Y eso por no referir a personas no canonizadas que seguramente alcanzaron un mayor o menor grado de santidad; y aquí me detengo a considerar esta cuestión. No es santo necesariamente quien llegó a los altares; lo discurrido hasta ahora lo explica, supongo. El camino de santidad culmina – o al menos llega- hasta la Gloria de Dios. Pero ¿quién puede afirmar si tal o cual fue premiado con la corona? Ese es un juicio reservado al Señor. De manera que los santos reconocidos por la Iglesia y que nos sirven de modelo a seguir son sólo algunos, cuya santidad se ha podido probar mediante milagros obtenidos de su intercesión ante Dios. 

Y todavía más, ¡cuántas personas hay viviendo entre nosotros, cuyo ánimo de vivir en santidad se puede sospechar, “ver” con ojos de fe y amor, por el testimonio de grandísimo amor que nos transmiten con sus vidas!

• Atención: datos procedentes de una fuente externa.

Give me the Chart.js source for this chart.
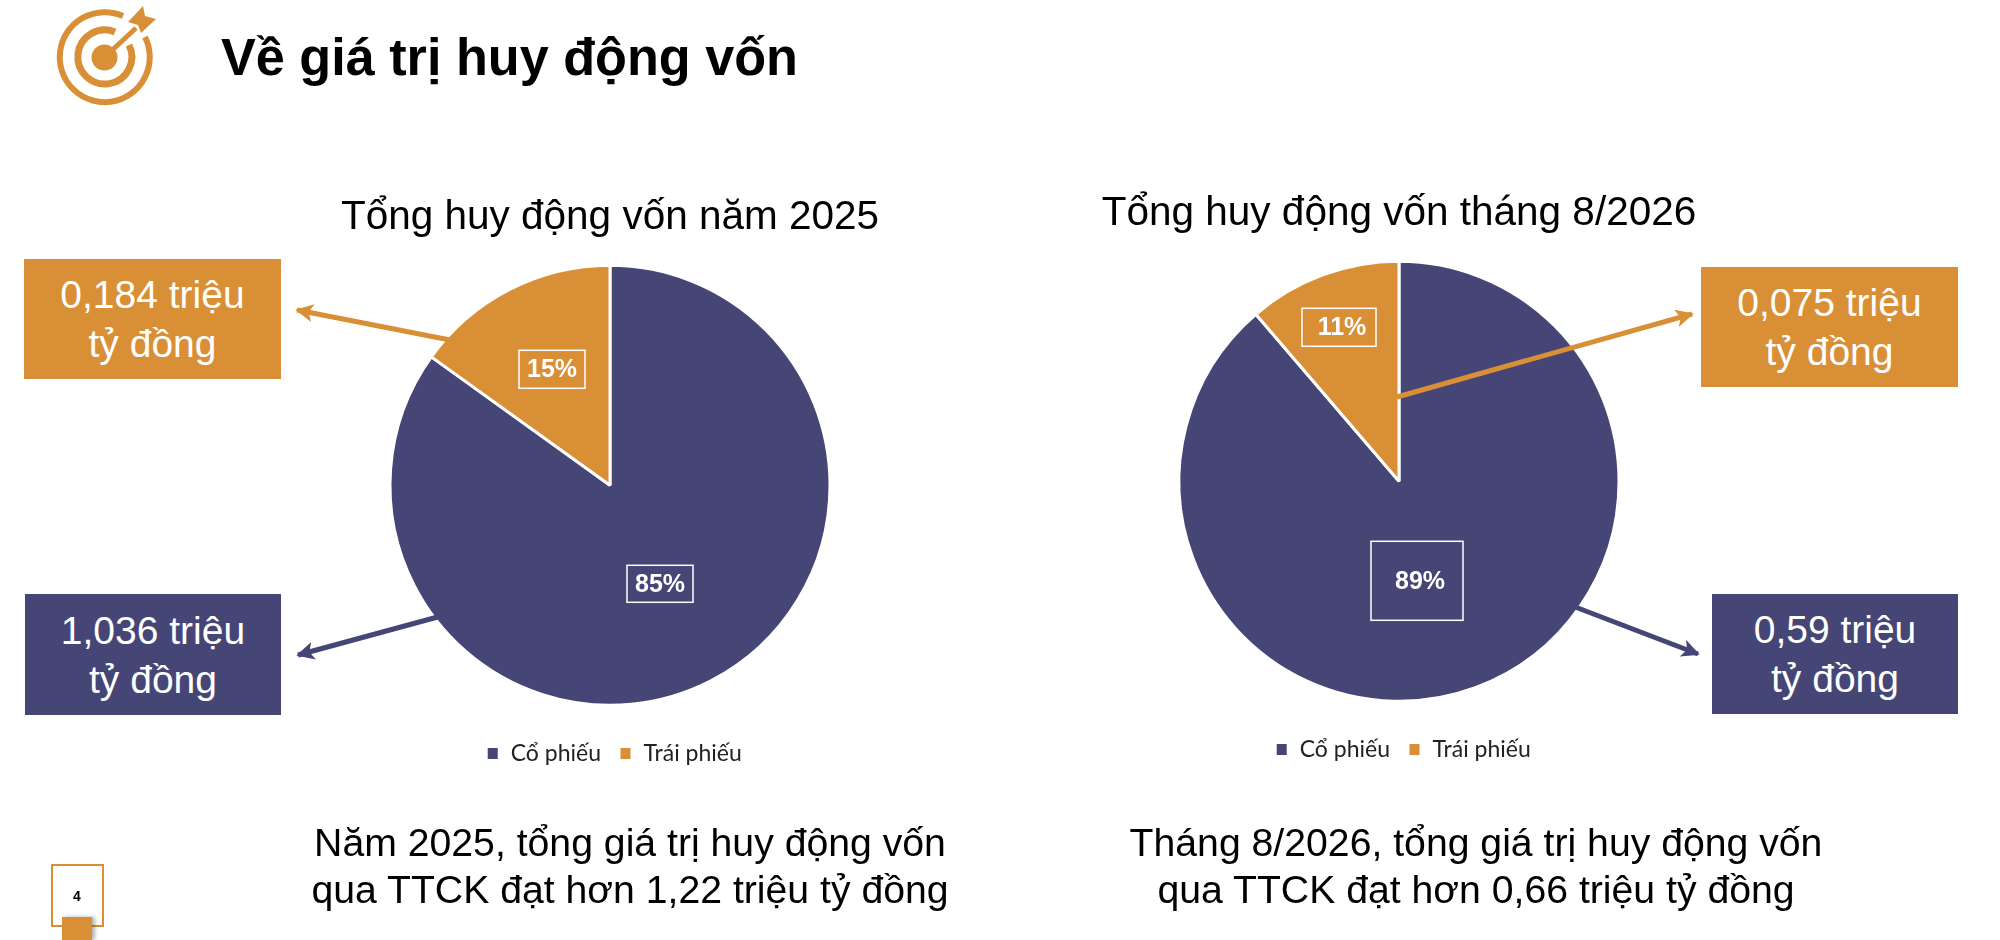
<!DOCTYPE html>
<html lang="vi">
<head>
<meta charset="utf-8">
<title>Về giá trị huy động vốn</title>
<script src="https://cdn.jsdelivr.net/npm/chart.js@4"></script>
<style>
  html, body { margin: 0; padding: 0; background: #fff; }
  body { position: relative; width: 2000px; height: 940px; overflow: hidden; font-family: "Liberation Sans", Arial, sans-serif; color: #000; }
  h1 { position: absolute; left: 221px; top: 26px; margin: 0; font-size: 52.2px; line-height: 62px; font-weight: bold; white-space: nowrap; }
  canvas { position: absolute; }
  .callout { position: absolute; color: #fff; font-size: 39px; line-height: 49px; display: flex; align-items: center; justify-content: center; text-align: center; }
  .note { position: absolute; width: 800px; font-size: 39.2px; line-height: 47px; text-align: center; }
  #pageBox { position: absolute; left: 51px; top: 864px; width: 49px; height: 59px; border: 2px solid #D98F35; box-sizing: content-box; }
  #pageNum { position: absolute; left: 51px; top: 888px; width: 52px; text-align: center; font-size: 14px; font-weight: bold; }
  #pageTab { position: absolute; left: 62px; top: 917px; width: 30px; height: 23px; background: #D98F35; box-shadow: 3px 0 4px rgba(0,0,0,.3); }
  svg { position: absolute; left: 0; top: 0; pointer-events: none; }
</style>
</head>
<body>
<svg id="icon" width="170" height="115" viewBox="0 0 170 115">
  <g fill="none" stroke="#D98F35">
    <path d="M123 16A45 45 0 1 0 145 37" stroke-width="6"/>
    <path d="M115 32A27 27 0 1 0 129 45" stroke-width="7"/>
  </g>
  <circle cx="104.5" cy="57.5" r="13" fill="#D98F35"/>
  <line x1="107" y1="55" x2="136" y2="28" stroke="#D98F35" stroke-width="5"/>
  <polygon points="128,22 143,6 145,16 156,19 141,33 138,25" fill="#D98F35"/>
</svg>
<h1>Về giá trị huy động vốn</h1>

<canvas id="chart2025" style="left:300px;top:180px"></canvas>
<canvas id="chart2026" style="left:1089px;top:176px"></canvas>

<div class="callout" id="bond2025" style="left:24px;top:259px;width:257px;height:120px;background:#D98F35"></div>
<div class="callout" id="stock2025" style="left:25px;top:594px;width:256px;height:121px;background:#454675"></div>
<div class="callout" id="bond2026" style="left:1701px;top:267px;width:257px;height:120px;background:#D98F35"></div>
<div class="callout" id="stock2026" style="left:1712px;top:594px;width:246px;height:120px;background:#454675"></div>

<svg id="arrows" width="2000" height="940" viewBox="0 0 2000 940">
  <defs>
    <marker id="headOrange" viewBox="0 0 10 10" refX="9" refY="5" markerWidth="3.6" markerHeight="3.6" orient="auto">
      <path d="M0 0L10 5L0 10L2.5 5z" fill="#D98F35"/>
    </marker>
    <marker id="headNavy" viewBox="0 0 10 10" refX="9" refY="5" markerWidth="3.6" markerHeight="3.6" orient="auto">
      <path d="M0 0L10 5L0 10L2.5 5z" fill="#454675"/>
    </marker>
  </defs>
  <line x1="455" y1="341" x2="297" y2="310" stroke="#D98F35" stroke-width="5" marker-end="url(#headOrange)"/>
  <line x1="445" y1="615" x2="298" y2="655" stroke="#454675" stroke-width="5" marker-end="url(#headNavy)"/>
  <line x1="1397" y1="397" x2="1692" y2="314" stroke="#D98F35" stroke-width="5" marker-end="url(#headOrange)"/>
  <line x1="1570" y1="605" x2="1698" y2="654" stroke="#454675" stroke-width="5" marker-end="url(#headNavy)"/>
</svg>

<div class="note" style="left:230px;top:819px">Năm 2025, tổng giá trị huy động vốn<br>qua TTCK đạt hơn 1,22 triệu tỷ đồng</div>
<div class="note" style="left:1076px;top:819px">Tháng 8/2026, tổng giá trị huy động vốn<br>qua TTCK đạt hơn 0,66 triệu tỷ đồng</div>

<div id="pageBox"></div>
<div id="pageNum">4</div>
<div id="pageTab"></div>

<script>
// dữ liệu, đơn vị: triệu tỷ đồng
const categories = ["Cổ phiếu", "Trái phiếu"];
const values2025 = [1.036, 0.184];
const values2026 = [0.59, 0.075];
const title2025 = "Tổng huy động vốn năm 2025";
const title2026 = "Tổng huy động vốn tháng 8/2026";

const navy = "#454675";
const orange = "#D98F35";

// khung nhãn % tính từ tâm bánh: [x trái, y trên, rộng, cao, tâm chữ x]
const labelBoxes2025 = [[17, 80, 66, 37, 50], [-91, -135, 66, 38, -58]];
const labelBoxes2026 = [[-28, 60, 92, 79, 21], [-97, -173, 74, 38, -57]];

function money(v) {
  return String(v).replace(".", ",");
}

document.getElementById("stock2025").innerHTML = money(values2025[0]) + " triệu<br>tỷ đồng";
document.getElementById("bond2025").innerHTML = money(values2025[1]) + " triệu<br>tỷ đồng";
document.getElementById("stock2026").innerHTML = money(values2026[0]) + " triệu<br>tỷ đồng";
document.getElementById("bond2026").innerHTML = money(values2026[1]) + " triệu<br>tỷ đồng";

// vẽ nhãn % trong khung trắng
const percentBoxes = {
  id: "percentBoxes",
  afterLayout(chart) {
    // chú thích lệch phải so với tâm bánh
    chart.legend.left += 4;
    chart.legend.right += 4;
  },
  afterDatasetsDraw(chart, args, opts) {
    const ctx = chart.ctx;
    const arc = chart.getDatasetMeta(0).data[0];
    const data = chart.data.datasets[0].data;
    const sum = data.reduce((a, b) => a + b, 0);
    ctx.save();
    ctx.strokeStyle = "#fff";
    ctx.lineWidth = 1.5;
    ctx.fillStyle = "#fff";
    ctx.font = "bold 25px 'Liberation Sans'";
    ctx.textAlign = "center";
    ctx.textBaseline = "middle";
    opts.boxes.forEach((b, i) => {
      const x = arc.x + b[0];
      const y = arc.y + b[1];
      ctx.strokeRect(x, y, b[2], b[3]);
      ctx.fillText(Math.round((data[i] / sum) * 100) + "%", arc.x + b[4], y + b[3] / 2 + 1);
    });
    ctx.restore();
  },
};

function pieChart(id, title, values, boxes) {
  const canvas = document.getElementById(id);
  canvas.width = 620;
  canvas.height = 595;
  canvas.style.width = "620px";
  canvas.style.height = "595px";

  const options = {
    responsive: false,
    animation: false,
    radius: 220,
    plugins: {
      title: {
        display: true,
        text: title,
        color: "#000",
        font: { family: "Liberation Sans", size: 40.5, weight: "normal" },
        padding: { top: 14, bottom: 4 },
      },
      legend: {
        position: "bottom",
        labels: {
          color: "#222",
          font: { family: "Lato", size: 23 },
          boxWidth: 13, // viền trắng ăn bớt ô màu
          boxHeight: 14,
          padding: 18,
        },
      },
      tooltip: { enabled: false },
      percentBoxes: { boxes: boxes },
    },
  };

  return new Chart(canvas.getContext("2d"), {
    type: "pie",
    data: {
      labels: categories,
      datasets: [
        {
          data: values,
          backgroundColor: [navy, orange],
          borderColor: "#fff",
          borderWidth: 3,
        },
      ],
    },
    options: options,
    plugins: [percentBoxes],
  });
}

pieChart("chart2025", title2025, values2025, labelBoxes2025);
pieChart("chart2026", title2026, values2026, labelBoxes2026);
</script>
</body>
</html>
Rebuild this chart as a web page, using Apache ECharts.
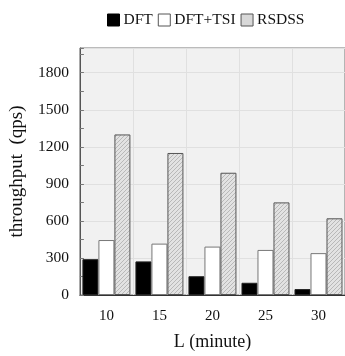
<!DOCTYPE html>
<html><head><meta charset="utf-8">
<script src="https://cdn.jsdelivr.net/npm/echarts@6/dist/echarts.min.js"></script>
<style>html,body{margin:0;padding:0;background:#fff}#c{width:345px;height:356px}</style>
</head><body><div id="c"></div>
<script>
const categories = ['10', '15', '20', '25', '30'];
const dft = [290, 272, 152, 99, 48];
const dftTsi = [445, 416, 392, 365, 339];
const rsdss = [1300, 1150, 990, 750, 621];
const seriesNames = ['DFT', 'DFT+TSI', 'RSDSS'];

const pc = document.createElement('canvas');
pc.width = 4; pc.height = 4;
const g = pc.getContext('2d');
g.fillStyle = '#e2e2e2'; g.fillRect(0,0,4,4);
g.strokeStyle = '#b8b8b8'; g.lineWidth = 1;
g.beginPath(); g.moveTo(0,4); g.lineTo(4,0); g.stroke();
g.beginPath(); g.moveTo(-1,1); g.lineTo(1,-1); g.stroke();
g.beginPath(); g.moveTo(3,5); g.lineTo(5,3); g.stroke();

const font = 'Liberation Serif';
const chart = echarts.init(document.getElementById('c'), null, {renderer:'canvas'});
chart.setOption({
  animation: false,
  textStyle: {fontFamily: font},
  legend: {
    top: 7, left: 102,
    itemWidth: 12, itemHeight: 12, itemGap: 5,
    icon: 'rect',
    textStyle: {fontFamily: font, fontSize: 15.5, color: '#111', padding: [0,0,0,-1]},
    data: [
      {name: seriesNames[0], itemStyle:{color:'#000', borderColor:'#000', borderWidth:1}},
      {name: seriesNames[1], itemStyle:{color:'#fff', borderColor:'#555', borderWidth:1}},
      {name: seriesNames[2], itemStyle:{color:'#d8d8d8', borderColor:'#555', borderWidth:1}}
    ]
  },
  grid: {left: 77, top: 48, width: 271, height: 250, show: true, backgroundColor: '#f1f1f1', borderColor: '#777', borderWidth: 1},
  xAxis: {
    type: 'category', data: categories,
    name: 'L (minute)', nameLocation: 'middle', nameGap: 38,
    nameTextStyle: {fontFamily: font, fontSize: 18, color: '#111'},
    axisLine: {lineStyle: {color: '#333'}},
    axisTick: {show: false},
    axisLabel: {fontFamily: font, fontSize: 15, color: '#111', margin: 14},
    splitLine: {show: true, lineStyle: {color: '#e0e0e0'}}
  },
  yAxis: {
    type: 'value', min: 0, max: 2000, interval: 300,
    name: 'throughput  (qps)', nameLocation: 'middle', nameGap: 52,
    nameTextStyle: {fontFamily: font, fontSize: 19, color: '#111'},
    axisLine: {show: true, lineStyle: {color: '#555'}},
    axisTick: {show: true, inside: true, length: 4, lineStyle: {color: '#777'}},
    minorTick: {show: true, splitNumber: 2, length: 4, lineStyle: {color: '#777'}},
    axisLabel: {fontFamily: font, fontSize: 15.5, color: '#111', margin: 11, showMaxLabel: false,
      formatter: v => v === 2000 ? '' : String(v)},
    splitLine: {show: true, lineStyle: {color: '#e0e0e0'}}
  },
  series: [
    {name: seriesNames[0], type: 'bar', data: dft, barWidth: 16, barGap: '0%',
     itemStyle: {color: '#000', borderColor: '#222', borderWidth: 1}},
    {name: seriesNames[1], type: 'bar', data: dftTsi, barWidth: 16, barGap: '0%',
     itemStyle: {color: '#fff', borderColor: '#777', borderWidth: 1}},
    {name: seriesNames[2], type: 'bar', data: rsdss, barWidth: 16, barGap: '0%',
     itemStyle: {color: {image: pc, repeat: 'repeat'}, borderColor: '#555', borderWidth: 1}}
  ]
});
</script></body></html>
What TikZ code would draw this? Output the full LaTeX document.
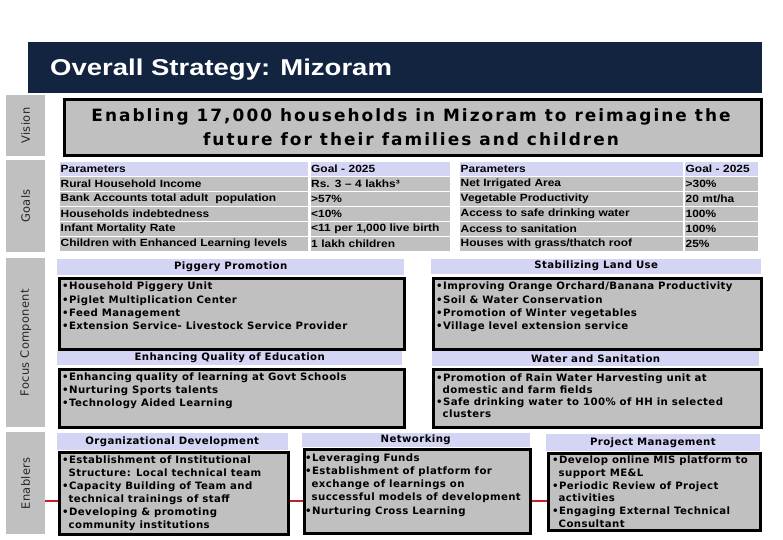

Basta mirar un poco a nuestro alrededor para distinguirlas, e incluso contagiarnos. 

En fin, no es mi intención ilustrar al lector acerca de esta cuestión, no tengo autoridad ni conocimiento suficiente para eso. Simplemente comparto estas reflexiones que el Espíritu movió en mi corazón. Seguramente nuestro querido San Francisco no pasó sus días encerrado en un convento; más aún probablemente si así hubiera sido no hubiese vivido esa fascinante locura de amor que vivió, totalmente entregado al servicio, despojándose de toda posesión, usando al máximo ese hermoso don que Dios le regaló y que todos conocemos: ese de sentirse hermano de toda criatura, fuera ser humano, animal, vegetal, astro, etc. Esa locura fue su camino de santidad, y cada uno de nosotros tiene el suyo. Ojalá tengamos la valentía de transitarlo con constancia hasta el final, en comunión con Jesús, para así alcanzar la Vida Eterna.